* Stated exercise: Where the string "this" occurs in the material below, report the whole line.
----------------------------------------
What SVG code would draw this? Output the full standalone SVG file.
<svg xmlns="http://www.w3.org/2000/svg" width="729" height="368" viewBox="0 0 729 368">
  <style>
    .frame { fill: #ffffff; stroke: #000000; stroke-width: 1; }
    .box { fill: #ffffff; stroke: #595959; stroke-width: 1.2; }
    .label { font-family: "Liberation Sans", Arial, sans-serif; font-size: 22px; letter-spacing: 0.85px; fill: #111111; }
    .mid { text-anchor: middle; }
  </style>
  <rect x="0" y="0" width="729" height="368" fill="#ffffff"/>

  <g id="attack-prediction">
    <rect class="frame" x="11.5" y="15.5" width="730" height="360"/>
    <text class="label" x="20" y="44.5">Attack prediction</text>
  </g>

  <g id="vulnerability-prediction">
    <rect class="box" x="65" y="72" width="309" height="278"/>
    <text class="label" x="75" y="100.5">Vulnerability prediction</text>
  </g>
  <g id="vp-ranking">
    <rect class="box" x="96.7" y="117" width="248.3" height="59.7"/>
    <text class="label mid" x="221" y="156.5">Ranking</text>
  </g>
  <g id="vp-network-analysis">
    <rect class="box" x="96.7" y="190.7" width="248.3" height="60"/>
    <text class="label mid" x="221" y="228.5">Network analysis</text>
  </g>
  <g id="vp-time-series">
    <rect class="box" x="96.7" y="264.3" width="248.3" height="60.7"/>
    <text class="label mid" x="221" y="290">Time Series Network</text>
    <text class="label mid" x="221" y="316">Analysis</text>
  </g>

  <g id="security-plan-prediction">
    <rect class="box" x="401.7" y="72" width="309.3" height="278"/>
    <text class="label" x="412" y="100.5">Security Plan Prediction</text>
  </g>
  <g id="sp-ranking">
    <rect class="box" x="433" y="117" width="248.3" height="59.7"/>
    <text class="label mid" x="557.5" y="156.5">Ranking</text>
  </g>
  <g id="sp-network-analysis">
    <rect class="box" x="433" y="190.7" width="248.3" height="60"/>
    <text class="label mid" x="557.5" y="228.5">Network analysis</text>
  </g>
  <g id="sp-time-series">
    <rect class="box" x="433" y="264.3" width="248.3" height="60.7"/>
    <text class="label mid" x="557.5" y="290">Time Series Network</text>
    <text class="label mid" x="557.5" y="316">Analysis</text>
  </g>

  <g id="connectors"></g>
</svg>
----------------------------------------
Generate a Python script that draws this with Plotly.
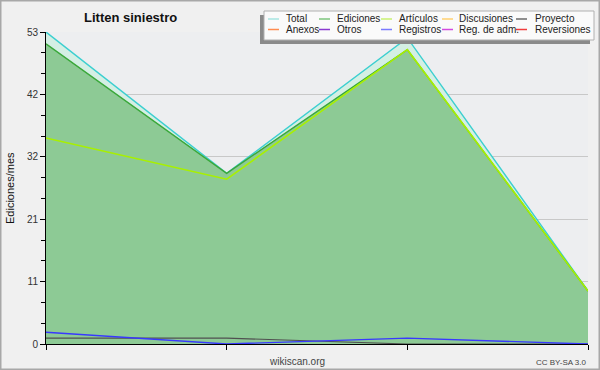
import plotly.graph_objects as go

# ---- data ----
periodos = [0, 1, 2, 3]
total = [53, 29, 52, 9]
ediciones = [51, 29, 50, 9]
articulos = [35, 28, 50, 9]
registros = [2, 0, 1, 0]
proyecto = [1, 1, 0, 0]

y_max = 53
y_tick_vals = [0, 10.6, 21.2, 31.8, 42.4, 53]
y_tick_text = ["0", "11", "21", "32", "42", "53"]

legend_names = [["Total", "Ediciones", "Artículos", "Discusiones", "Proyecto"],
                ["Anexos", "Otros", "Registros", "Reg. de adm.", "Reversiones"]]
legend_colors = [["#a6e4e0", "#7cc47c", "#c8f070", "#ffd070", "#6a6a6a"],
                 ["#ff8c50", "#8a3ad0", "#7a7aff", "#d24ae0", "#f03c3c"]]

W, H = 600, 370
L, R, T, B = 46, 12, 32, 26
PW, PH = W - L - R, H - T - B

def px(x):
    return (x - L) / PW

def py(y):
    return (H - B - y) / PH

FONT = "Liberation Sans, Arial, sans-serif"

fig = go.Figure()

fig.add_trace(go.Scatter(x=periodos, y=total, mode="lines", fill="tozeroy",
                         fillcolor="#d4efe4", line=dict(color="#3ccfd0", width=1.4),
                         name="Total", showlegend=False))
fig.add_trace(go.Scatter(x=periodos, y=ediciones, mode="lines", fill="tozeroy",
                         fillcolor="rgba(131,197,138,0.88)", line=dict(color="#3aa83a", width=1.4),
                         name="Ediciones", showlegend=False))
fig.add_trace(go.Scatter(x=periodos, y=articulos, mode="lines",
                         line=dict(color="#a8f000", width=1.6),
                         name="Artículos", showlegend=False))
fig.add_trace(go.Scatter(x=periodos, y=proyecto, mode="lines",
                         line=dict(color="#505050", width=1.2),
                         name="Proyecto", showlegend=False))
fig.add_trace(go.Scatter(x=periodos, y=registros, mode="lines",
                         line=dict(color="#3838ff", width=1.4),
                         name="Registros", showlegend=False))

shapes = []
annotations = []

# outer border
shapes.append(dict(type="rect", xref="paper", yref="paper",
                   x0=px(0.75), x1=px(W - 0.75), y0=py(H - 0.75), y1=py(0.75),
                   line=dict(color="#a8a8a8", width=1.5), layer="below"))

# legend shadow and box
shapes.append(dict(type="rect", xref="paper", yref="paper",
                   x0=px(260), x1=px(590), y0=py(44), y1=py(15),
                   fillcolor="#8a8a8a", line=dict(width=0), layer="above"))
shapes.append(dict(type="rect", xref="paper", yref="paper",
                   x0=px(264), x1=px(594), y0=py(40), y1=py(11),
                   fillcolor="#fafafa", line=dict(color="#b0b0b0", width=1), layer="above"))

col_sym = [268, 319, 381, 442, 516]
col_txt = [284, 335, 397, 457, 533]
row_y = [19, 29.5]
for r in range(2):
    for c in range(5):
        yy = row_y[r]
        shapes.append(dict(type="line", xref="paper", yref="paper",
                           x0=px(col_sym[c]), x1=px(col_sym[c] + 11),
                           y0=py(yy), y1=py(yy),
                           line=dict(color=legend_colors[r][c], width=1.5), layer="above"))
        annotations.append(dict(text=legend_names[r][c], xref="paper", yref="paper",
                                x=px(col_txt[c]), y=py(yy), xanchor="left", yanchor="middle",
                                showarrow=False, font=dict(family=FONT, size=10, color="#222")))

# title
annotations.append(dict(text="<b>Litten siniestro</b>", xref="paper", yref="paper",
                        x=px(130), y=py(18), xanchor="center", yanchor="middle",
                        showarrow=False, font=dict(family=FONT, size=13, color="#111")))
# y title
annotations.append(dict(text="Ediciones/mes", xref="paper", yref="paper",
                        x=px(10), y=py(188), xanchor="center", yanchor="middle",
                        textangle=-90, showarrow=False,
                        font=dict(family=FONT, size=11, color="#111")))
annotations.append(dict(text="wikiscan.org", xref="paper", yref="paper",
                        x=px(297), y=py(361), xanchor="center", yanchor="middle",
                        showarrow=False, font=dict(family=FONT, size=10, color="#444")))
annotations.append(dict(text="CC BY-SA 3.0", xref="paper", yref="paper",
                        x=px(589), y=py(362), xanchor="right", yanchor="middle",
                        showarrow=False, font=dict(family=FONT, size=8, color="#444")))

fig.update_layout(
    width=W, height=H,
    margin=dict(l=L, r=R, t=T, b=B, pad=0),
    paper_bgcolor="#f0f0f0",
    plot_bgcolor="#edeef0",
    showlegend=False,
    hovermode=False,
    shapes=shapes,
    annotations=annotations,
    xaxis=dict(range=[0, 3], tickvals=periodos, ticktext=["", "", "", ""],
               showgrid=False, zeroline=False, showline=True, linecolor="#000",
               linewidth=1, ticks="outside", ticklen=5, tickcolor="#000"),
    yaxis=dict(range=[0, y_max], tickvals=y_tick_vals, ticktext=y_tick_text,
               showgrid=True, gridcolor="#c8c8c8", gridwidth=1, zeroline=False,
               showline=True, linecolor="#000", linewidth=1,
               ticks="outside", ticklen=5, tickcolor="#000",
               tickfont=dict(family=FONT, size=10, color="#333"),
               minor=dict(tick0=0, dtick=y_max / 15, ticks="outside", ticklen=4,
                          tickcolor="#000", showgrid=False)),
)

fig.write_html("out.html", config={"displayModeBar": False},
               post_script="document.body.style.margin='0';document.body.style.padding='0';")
----------------------------------------
* Result:
What SVG code would draw this? Output the full standalone SVG file.
Generate a Python script that draws this with Plotly.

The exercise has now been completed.